Separating from the field in Silvis, Illinois, is all about converting birdie chances. The 2022 winner, J.T. Poston, hit 83% (60/72) of his greens in regulation. Converting those birdie opportunities into low scores was his key to victory. Coming into the week, most players are focused on getting the ball in play and their iron game. The fact is, in a week where more than 20-under par wins, the most impactful club to your final score is the flatstick.
The par-71 scorecard at TPC Deere Run has three par 5s, four par 3s and 11 par 4s. The course covers 7,289 yards of rugged terrain. Seventy-six bunkers, tree-lined fairways and elevation changes can easily catch the eye, but the blueprint to winning the John Deere is found on the putting surfaces. The answer why can be found in one of the oldest misconceptions about tournament golf.

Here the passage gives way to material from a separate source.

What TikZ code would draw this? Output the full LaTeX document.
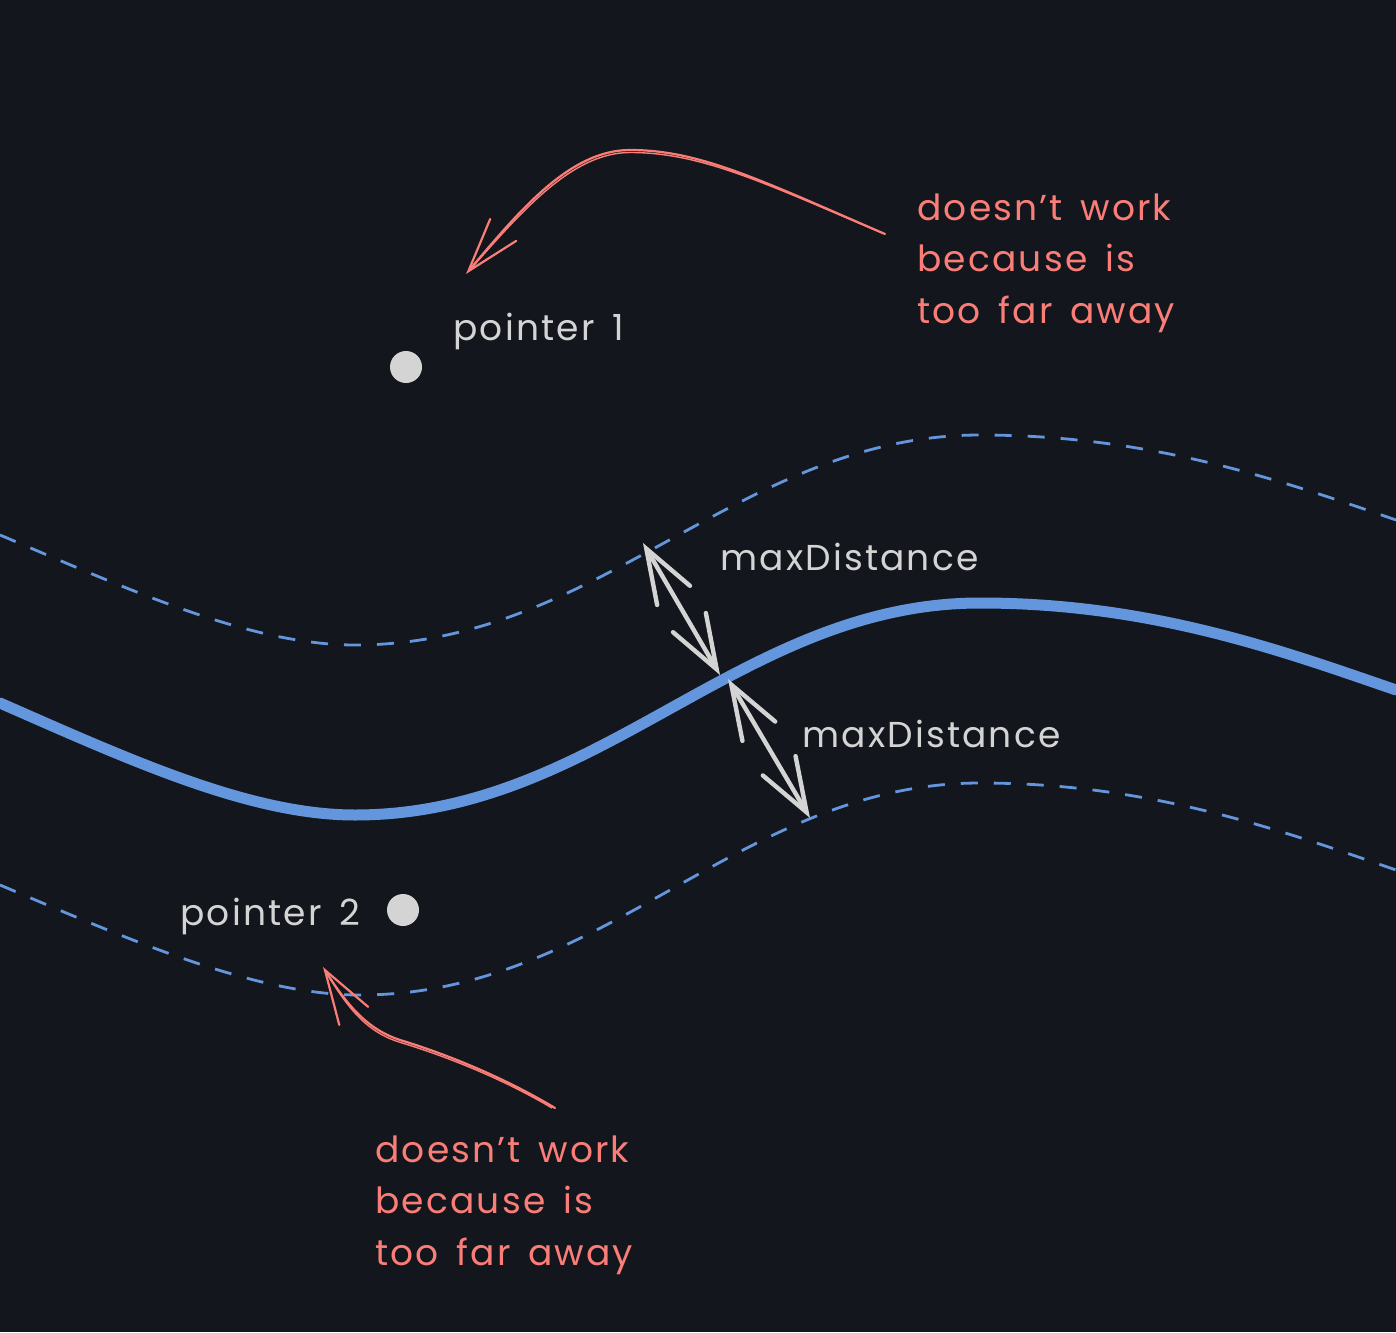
\documentclass[tikz,border=0pt]{standalone}
\usepackage{fontspec}
\setmainfont{Poppins}[LetterSpace=6, WordSpace=1.5]
\usetikzlibrary{arrows.meta}
\definecolor{bg}{HTML}{13161C}
\definecolor{curveblue}{HTML}{6396DC}
\definecolor{notered}{HTML}{FA7D78}
\definecolor{inkgray}{HTML}{D4D4D4}
\tikzset{
  txt/.style={inner sep=0pt, anchor=base west, font=\fontsize{18}{25.75}\selectfont},
  graytxt/.style={txt, text=inkgray},
  redtxt/.style={txt, text=notered, align=left},
  dot/.style={circle, fill=inkgray, draw=none, minimum size=16pt, inner sep=0pt},
  mainline/.style={curveblue, line width=5.5pt, line cap=round},
  limitline/.style={curveblue, line width=1.4pt, dash pattern=on 8.5pt off 8pt},
  measure/.style={inkgray, line width=2.2pt, line cap=round,
    {Straight Barb[length=27pt,width=19pt,line cap=round]}-{Straight Barb[length=27pt,width=19pt,line cap=round]}},
  note/.style={notered, line width=1.1pt, line cap=round,
    -{Straight Barb[length=27pt,width=17pt,line cap=round]}},
}
\begin{document}
\begin{tikzpicture}[x=0.5pt,y=-0.5pt]
\useasboundingbox (0,0) rectangle (1396,1332);
\fill[bg] (0,0) rectangle (1396,1332);

% curves
\draw[mainline] (0,703) .. controls (130,760) and (250,815) .. (355,815)
  .. controls (600,815) and (740,603) .. (980,603)
  .. controls (1150,603) and (1280,650) .. (1396,690);
\draw[limitline] (0,535) .. controls (130,590) and (250,645) .. (355,645)
  .. controls (600,645) and (740,435) .. (980,435)
  .. controls (1150,435) and (1280,480) .. (1396,520);
\draw[limitline] (0,885) .. controls (130,940) and (255,995) .. (360,995)
  .. controls (605,995) and (740,783) .. (980,783)
  .. controls (1150,783) and (1280,830) .. (1396,870);

% points
\node[dot] (p1) at (406,367) {};
\node[dot] (p2) at (403,910) {};
\node[graytxt] (p1lbl) at (453,340) {pointer 1};
\node[graytxt] (p2lbl) at (180,925) {pointer 2};

% maxDistance measures
\coordinate (upTop) at (643,543);
\coordinate (upBot) at (720,675);
\coordinate (loTop) at (728,679);
\coordinate (loBot) at (810,818);
\draw[measure] (upTop) -- (upBot);
\draw[measure] (loTop) -- (loBot);
\node[graytxt] (md1) at (720,570) {maxDistance};
\node[graytxt] (md2) at (802,747) {maxDistance};

% notes
\node[redtxt, anchor=north west] (n1) at (917,193) {doesn't work\\because is\\too far away};
\node[redtxt, anchor=north west] (n2) at (375,1135) {doesn't work\\because is\\too far away};

\coordinate (n1start) at (885,234);
\coordinate (n1tip) at (466,274);
\draw[note] (n1start) .. controls (760,180) and (700,150) .. (630,150)
  .. controls (570,150) and (520,210) .. (n1tip);
\draw[notered, line width=0.7pt] (882,233) .. controls (760,181) and (700,152.5) .. (630,152.5)
  .. controls (572,152.5) and (522,211) .. (468,272);

\coordinate (n2start) at (555,1108);
\coordinate (n2tip) at (323,967);
\draw[note] (n2start) .. controls (500,1075) and (440,1052) .. (400,1040)
  .. controls (370,1030) and (350,1010) .. (n2tip);
\draw[notered, line width=0.7pt] (552,1108) .. controls (498,1076) and (439,1054) .. (399,1042)
  .. controls (368,1032) and (349,1011) .. (325,970);
\end{tikzpicture}
\end{document}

“Good putters have an advantage on easy greens.”
Most golf fans believe the opposite. Fact is, the more difficult you make the putting surfaces, the harder it is for everyone. A course like Augusta National Golf Club mitigates putting because the entire field is just trying to two-putt. At TPC Deere Run, players can make a bunch of birdie putts. When the greens are flat, great putters convert more putts than average putters.
• The last five winners of the John Deere Classic have gained an average of seven strokes (6.8) against the field with their flatstick.
• Seven of the last 10 winners have gained more than four strokes on the greens against the field.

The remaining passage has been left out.